Step 4: Maintaining open data
The open data journey does not stop once a dataset is published; divisions are expected to maintain, and where possible, improve, their existing open datasets over time.
Roles and responsibilities
| During the maintenance phase, divisions should… | The Open Data Team provides support by… | 
  | 
  | 
Data quality guidelines
To help divisions assess data quality and identify opportunities to improve, every open dataset on the City’s portal is assigned an automated quality score based on five factors:
- Freshness (35%): is the data being updated according to the stated schedule?  
For example, if a dataset is supposed to be updated weekly, but it hasn’t been updated in two months, its score will be reduced. 
- Metadata (35%): has the required metadata for the dataset been provided by the data owner?  
A dataset’s score will be reduced if required metadata fields are empty, or if insufficient metadata has been provided. 
- Accessibility (15%): is the data appropriately tagged so users can easily find it, is it automatically updated, and can it be easily previewed or visualized by users?   
A dataset’s score will be reduced if it lacks appropriate tags, requires manual updates, or is not stored in the Open Data database (which allows files to easily previewed and accessed in multiple formats). 
- Completeness (10%): is the data, per the City’s policy, exhaustive?
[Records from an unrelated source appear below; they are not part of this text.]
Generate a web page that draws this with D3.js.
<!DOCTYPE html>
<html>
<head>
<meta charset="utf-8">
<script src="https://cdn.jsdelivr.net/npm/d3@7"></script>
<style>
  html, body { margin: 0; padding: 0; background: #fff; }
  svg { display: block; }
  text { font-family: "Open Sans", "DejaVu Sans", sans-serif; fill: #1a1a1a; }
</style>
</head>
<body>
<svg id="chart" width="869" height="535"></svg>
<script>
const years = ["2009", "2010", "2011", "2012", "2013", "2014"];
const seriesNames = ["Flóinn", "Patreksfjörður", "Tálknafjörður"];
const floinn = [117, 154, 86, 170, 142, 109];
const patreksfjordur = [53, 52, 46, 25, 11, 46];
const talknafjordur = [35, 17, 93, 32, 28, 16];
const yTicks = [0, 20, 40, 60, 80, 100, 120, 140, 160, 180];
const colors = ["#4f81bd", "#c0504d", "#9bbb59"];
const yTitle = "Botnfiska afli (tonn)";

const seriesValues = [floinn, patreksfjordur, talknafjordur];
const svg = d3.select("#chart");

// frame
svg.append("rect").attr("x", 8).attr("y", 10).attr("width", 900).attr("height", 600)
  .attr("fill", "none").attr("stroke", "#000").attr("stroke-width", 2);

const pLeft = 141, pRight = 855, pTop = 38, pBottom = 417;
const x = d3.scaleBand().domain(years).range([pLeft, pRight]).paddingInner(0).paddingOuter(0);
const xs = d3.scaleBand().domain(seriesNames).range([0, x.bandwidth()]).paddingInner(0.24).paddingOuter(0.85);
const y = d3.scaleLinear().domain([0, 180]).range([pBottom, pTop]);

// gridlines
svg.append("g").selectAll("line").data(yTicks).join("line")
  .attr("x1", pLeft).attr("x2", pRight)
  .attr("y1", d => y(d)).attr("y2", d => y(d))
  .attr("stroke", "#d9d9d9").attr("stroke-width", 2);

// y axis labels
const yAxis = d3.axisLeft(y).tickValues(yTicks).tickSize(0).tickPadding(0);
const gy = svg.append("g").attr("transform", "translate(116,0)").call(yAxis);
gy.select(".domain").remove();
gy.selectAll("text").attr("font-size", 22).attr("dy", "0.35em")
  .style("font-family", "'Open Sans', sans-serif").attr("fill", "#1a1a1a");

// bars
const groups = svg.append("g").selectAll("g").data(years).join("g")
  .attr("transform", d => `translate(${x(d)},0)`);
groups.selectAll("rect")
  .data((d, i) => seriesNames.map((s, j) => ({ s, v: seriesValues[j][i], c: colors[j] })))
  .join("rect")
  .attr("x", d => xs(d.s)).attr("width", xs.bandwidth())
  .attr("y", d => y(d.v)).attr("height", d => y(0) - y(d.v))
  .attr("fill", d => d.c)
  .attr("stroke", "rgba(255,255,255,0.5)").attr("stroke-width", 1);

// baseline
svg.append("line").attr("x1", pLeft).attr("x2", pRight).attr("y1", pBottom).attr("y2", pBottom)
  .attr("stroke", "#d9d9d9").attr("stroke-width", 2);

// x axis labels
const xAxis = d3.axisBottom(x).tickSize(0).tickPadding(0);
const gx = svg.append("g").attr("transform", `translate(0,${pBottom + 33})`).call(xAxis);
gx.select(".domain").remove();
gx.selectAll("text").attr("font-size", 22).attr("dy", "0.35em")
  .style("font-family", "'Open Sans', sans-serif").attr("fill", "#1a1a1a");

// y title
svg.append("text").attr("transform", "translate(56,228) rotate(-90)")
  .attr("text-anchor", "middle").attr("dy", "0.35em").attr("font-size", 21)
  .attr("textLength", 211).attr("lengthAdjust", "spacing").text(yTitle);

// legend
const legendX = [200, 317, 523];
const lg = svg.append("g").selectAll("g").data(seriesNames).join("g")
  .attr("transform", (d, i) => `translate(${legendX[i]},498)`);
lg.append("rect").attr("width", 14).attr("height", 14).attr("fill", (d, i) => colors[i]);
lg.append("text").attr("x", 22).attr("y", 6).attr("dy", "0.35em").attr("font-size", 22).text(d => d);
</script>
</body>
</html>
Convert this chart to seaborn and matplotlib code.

Or is data missing or inconsistent?   
A dataset’s score will be reduced if contains more than 50% null values (null values indicate the lack of a value, which is not the same as a zero value). 
- Usability (5%): is the data organized in a way that can be easily understood by users?   
A dataset’s score will be reduced if less than 1/5th of the column names have meaningful English components, or if all of a single column’s values contain “NA” or a similar value. 
The scores for each individual factor combine to provide an overall score:
- Datasets with a score of 80% or above are gold
 - Datasets with a score of 60% to 79% are silver
 - Datasets scoring 59% or lower are bronze
 
These scores and the information used to calculate them are shared publicly on each dataset’s page.
Timeliness guidelines
When an open dataset is published, the owning division must specify an update frequency. This update schedule is included in the dataset’s metadata and communicated to users on the open data portal. For example, the Open Data Team maintains an open dataset of web analytics for the City’s open data portal, and it is updated monthly.
Divisions are responsible for ensuring datasets are updated according to their listed schedule. If a dataset is consistently not updated on schedule, its data quality score will be impacted.
It is best practice for open datasets to be updated automatically and as frequently as possible, to ensure the public has access to the most timely and relevant data.
If there is demand from the public or an identified business need to update a dataset more frequently than its listed schedule, the Open Data Team can help.